(EXERCISE DESCRIPTION)
Copy each line below exactly and leave the pictures out.

(DATASET CONTENT)

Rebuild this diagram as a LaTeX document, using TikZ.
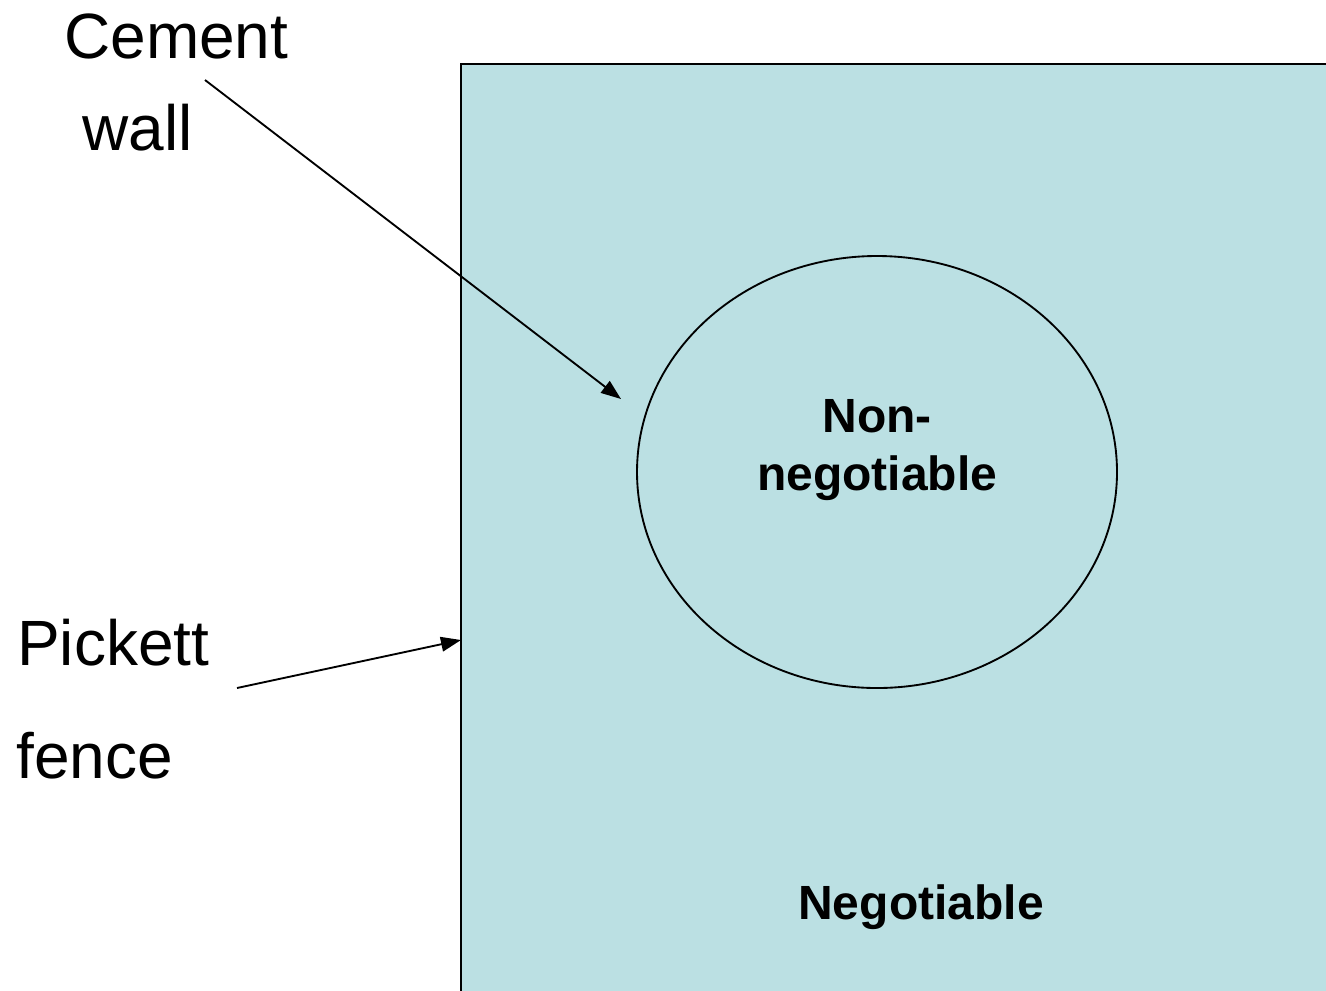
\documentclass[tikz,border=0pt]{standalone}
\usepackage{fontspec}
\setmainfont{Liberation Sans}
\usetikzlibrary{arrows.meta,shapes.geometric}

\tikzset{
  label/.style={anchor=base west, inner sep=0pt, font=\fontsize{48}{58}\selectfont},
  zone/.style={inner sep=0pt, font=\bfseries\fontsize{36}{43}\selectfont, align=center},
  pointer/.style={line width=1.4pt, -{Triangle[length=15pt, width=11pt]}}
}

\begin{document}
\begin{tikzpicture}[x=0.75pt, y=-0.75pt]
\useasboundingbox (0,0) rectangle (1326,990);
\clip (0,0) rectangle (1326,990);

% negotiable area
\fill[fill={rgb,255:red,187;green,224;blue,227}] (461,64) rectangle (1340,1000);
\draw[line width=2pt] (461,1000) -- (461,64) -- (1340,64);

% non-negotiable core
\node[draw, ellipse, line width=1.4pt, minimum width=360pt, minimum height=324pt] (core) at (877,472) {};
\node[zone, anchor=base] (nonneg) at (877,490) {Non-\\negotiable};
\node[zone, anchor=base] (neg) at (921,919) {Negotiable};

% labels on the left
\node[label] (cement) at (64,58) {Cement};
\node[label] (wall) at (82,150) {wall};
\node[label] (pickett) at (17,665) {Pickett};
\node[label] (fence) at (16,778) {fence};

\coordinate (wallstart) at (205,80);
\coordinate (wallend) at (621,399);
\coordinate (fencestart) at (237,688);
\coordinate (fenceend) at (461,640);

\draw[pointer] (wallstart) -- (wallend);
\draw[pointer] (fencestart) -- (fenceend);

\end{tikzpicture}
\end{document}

(FULL RESPONSE)
Rebuild this diagram as a LaTeX document, using TikZ.
\documentclass[tikz,border=0pt]{standalone}
\usepackage{fontspec}
\setmainfont{Liberation Sans}
\usetikzlibrary{arrows.meta,shapes.geometric}

\tikzset{
  label/.style={anchor=base west, inner sep=0pt, font=\fontsize{48}{58}\selectfont},
  zone/.style={inner sep=0pt, font=\bfseries\fontsize{36}{43}\selectfont, align=center},
  pointer/.style={line width=1.4pt, -{Triangle[length=15pt, width=11pt]}}
}

\begin{document}
\begin{tikzpicture}[x=0.75pt, y=-0.75pt]
\useasboundingbox (0,0) rectangle (1326,990);
\clip (0,0) rectangle (1326,990);

% negotiable area
\fill[fill={rgb,255:red,187;green,224;blue,227}] (461,64) rectangle (1340,1000);
\draw[line width=2pt] (461,1000) -- (461,64) -- (1340,64);

% non-negotiable core
\node[draw, ellipse, line width=1.4pt, minimum width=360pt, minimum height=324pt] (core) at (877,472) {};
\node[zone, anchor=base] (nonneg) at (877,490) {Non-\\negotiable};
\node[zone, anchor=base] (neg) at (921,919) {Negotiable};

% labels on the left
\node[label] (cement) at (64,58) {Cement};
\node[label] (wall) at (82,150) {wall};
\node[label] (pickett) at (17,665) {Pickett};
\node[label] (fence) at (16,778) {fence};

\coordinate (wallstart) at (205,80);
\coordinate (wallend) at (621,399);
\coordinate (fencestart) at (237,688);
\coordinate (fenceend) at (461,640);

\draw[pointer] (wallstart) -- (wallend);
\draw[pointer] (fencestart) -- (fenceend);

\end{tikzpicture}
\end{document}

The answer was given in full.